- _SHORT EXERCISE_:
Write out every line of the material as it stands, apart from the pictures.
------ RECORDS PROVIDED ------
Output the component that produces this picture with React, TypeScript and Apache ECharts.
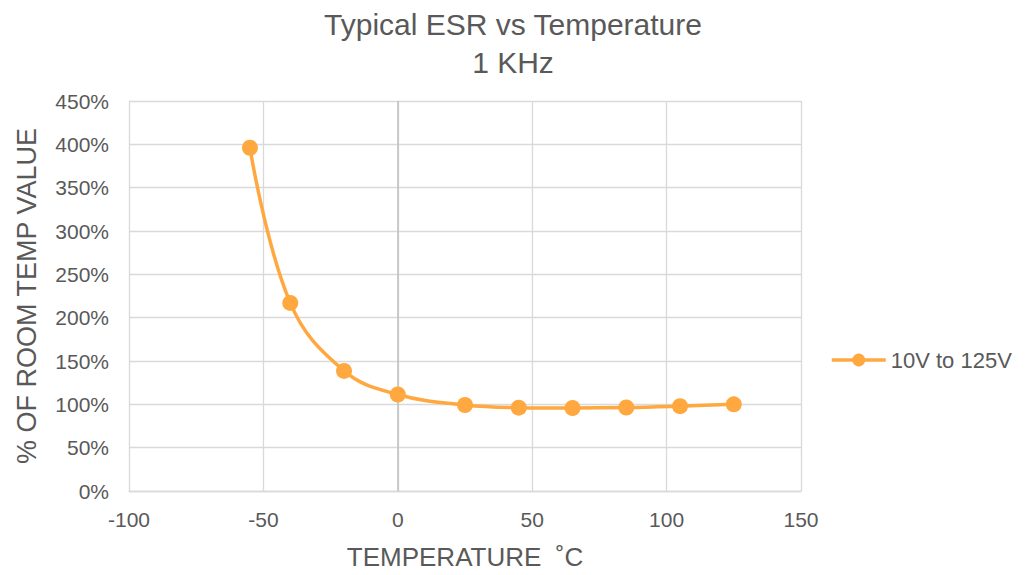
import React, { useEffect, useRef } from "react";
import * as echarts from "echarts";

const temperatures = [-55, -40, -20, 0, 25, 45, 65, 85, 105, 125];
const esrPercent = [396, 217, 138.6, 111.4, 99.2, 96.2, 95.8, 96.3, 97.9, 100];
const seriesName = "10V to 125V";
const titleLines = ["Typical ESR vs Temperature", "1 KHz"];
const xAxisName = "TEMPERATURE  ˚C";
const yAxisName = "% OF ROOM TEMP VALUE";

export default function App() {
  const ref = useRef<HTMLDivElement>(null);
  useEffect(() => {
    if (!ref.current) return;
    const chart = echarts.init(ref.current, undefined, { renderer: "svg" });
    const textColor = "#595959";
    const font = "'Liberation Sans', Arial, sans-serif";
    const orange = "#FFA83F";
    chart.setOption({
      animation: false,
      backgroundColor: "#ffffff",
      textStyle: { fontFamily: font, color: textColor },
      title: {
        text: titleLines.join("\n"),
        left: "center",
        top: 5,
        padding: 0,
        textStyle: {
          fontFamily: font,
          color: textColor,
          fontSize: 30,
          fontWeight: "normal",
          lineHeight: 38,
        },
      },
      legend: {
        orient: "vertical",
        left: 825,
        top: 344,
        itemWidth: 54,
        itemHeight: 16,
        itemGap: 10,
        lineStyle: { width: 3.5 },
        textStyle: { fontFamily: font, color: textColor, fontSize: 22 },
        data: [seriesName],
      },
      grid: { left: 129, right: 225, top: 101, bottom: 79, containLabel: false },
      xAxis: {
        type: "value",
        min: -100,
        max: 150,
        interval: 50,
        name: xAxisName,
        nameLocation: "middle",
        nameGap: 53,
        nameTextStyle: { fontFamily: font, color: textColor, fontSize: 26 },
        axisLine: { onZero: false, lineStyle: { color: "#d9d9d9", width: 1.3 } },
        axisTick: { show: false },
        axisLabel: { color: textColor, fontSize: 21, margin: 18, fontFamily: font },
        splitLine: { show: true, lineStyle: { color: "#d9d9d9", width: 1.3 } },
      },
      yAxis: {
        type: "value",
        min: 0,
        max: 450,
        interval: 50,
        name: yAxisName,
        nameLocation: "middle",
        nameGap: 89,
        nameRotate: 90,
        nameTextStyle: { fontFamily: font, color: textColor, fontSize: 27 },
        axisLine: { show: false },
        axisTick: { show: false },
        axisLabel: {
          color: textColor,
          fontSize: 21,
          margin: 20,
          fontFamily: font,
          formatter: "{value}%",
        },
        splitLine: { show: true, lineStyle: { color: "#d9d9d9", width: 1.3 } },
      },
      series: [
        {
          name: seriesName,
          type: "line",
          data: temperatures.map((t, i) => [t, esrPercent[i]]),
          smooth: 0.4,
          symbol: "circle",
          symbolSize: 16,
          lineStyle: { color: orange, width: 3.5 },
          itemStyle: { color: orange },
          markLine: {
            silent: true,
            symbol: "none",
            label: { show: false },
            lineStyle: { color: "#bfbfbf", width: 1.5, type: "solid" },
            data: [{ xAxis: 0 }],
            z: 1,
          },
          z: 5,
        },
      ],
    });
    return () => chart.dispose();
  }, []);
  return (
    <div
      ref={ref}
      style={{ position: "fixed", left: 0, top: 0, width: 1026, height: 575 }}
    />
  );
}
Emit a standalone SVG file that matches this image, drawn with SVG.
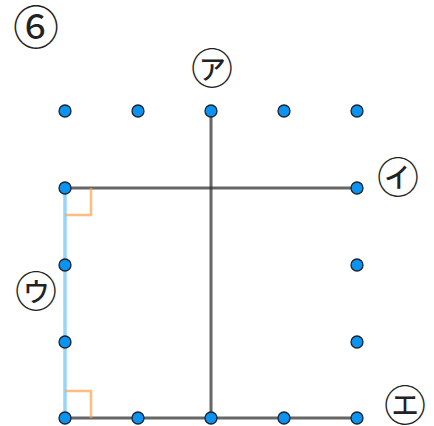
------
- _FULL OUTPUT_:
Output the component that produces this picture with React, TypeScript and Apache ECharts.
import React, { useEffect, useRef } from "react";
import * as echarts from "echarts";

const temperatures = [-55, -40, -20, 0, 25, 45, 65, 85, 105, 125];
const esrPercent = [396, 217, 138.6, 111.4, 99.2, 96.2, 95.8, 96.3, 97.9, 100];
const seriesName = "10V to 125V";
const titleLines = ["Typical ESR vs Temperature", "1 KHz"];
const xAxisName = "TEMPERATURE  ˚C";
const yAxisName = "% OF ROOM TEMP VALUE";

export default function App() {
  const ref = useRef<HTMLDivElement>(null);
  useEffect(() => {
    if (!ref.current) return;
    const chart = echarts.init(ref.current, undefined, { renderer: "svg" });
    const textColor = "#595959";
    const font = "'Liberation Sans', Arial, sans-serif";
    const orange = "#FFA83F";
    chart.setOption({
      animation: false,
      backgroundColor: "#ffffff",
      textStyle: { fontFamily: font, color: textColor },
      title: {
        text: titleLines.join("\n"),
        left: "center",
        top: 5,
        padding: 0,
        textStyle: {
          fontFamily: font,
          color: textColor,
          fontSize: 30,
          fontWeight: "normal",
          lineHeight: 38,
        },
      },
      legend: {
        orient: "vertical",
        left: 825,
        top: 344,
        itemWidth: 54,
        itemHeight: 16,
        itemGap: 10,
        lineStyle: { width: 3.5 },
        textStyle: { fontFamily: font, color: textColor, fontSize: 22 },
        data: [seriesName],
      },
      grid: { left: 129, right: 225, top: 101, bottom: 79, containLabel: false },
      xAxis: {
        type: "value",
        min: -100,
        max: 150,
        interval: 50,
        name: xAxisName,
        nameLocation: "middle",
        nameGap: 53,
        nameTextStyle: { fontFamily: font, color: textColor, fontSize: 26 },
        axisLine: { onZero: false, lineStyle: { color: "#d9d9d9", width: 1.3 } },
        axisTick: { show: false },
        axisLabel: { color: textColor, fontSize: 21, margin: 18, fontFamily: font },
        splitLine: { show: true, lineStyle: { color: "#d9d9d9", width: 1.3 } },
      },
      yAxis: {
        type: "value",
        min: 0,
        max: 450,
        interval: 50,
        name: yAxisName,
        nameLocation: "middle",
        nameGap: 89,
        nameRotate: 90,
        nameTextStyle: { fontFamily: font, color: textColor, fontSize: 27 },
        axisLine: { show: false },
        axisTick: { show: false },
        axisLabel: {
          color: textColor,
          fontSize: 21,
          margin: 20,
          fontFamily: font,
          formatter: "{value}%",
        },
        splitLine: { show: true, lineStyle: { color: "#d9d9d9", width: 1.3 } },
      },
      series: [
        {
          name: seriesName,
          type: "line",
          data: temperatures.map((t, i) => [t, esrPercent[i]]),
          smooth: 0.4,
          symbol: "circle",
          symbolSize: 16,
          lineStyle: { color: orange, width: 3.5 },
          itemStyle: { color: orange },
          markLine: {
            silent: true,
            symbol: "none",
            label: { show: false },
            lineStyle: { color: "#bfbfbf", width: 1.5, type: "solid" },
            data: [{ xAxis: 0 }],
            z: 1,
          },
          z: 5,
        },
      ],
    });
    return () => chart.dispose();
  }, []);
  return (
    <div
      ref={ref}
      style={{ position: "fixed", left: 0, top: 0, width: 1026, height: 575 }}
    />
  );
}
Emit a standalone SVG file that matches this image, drawn with SVG.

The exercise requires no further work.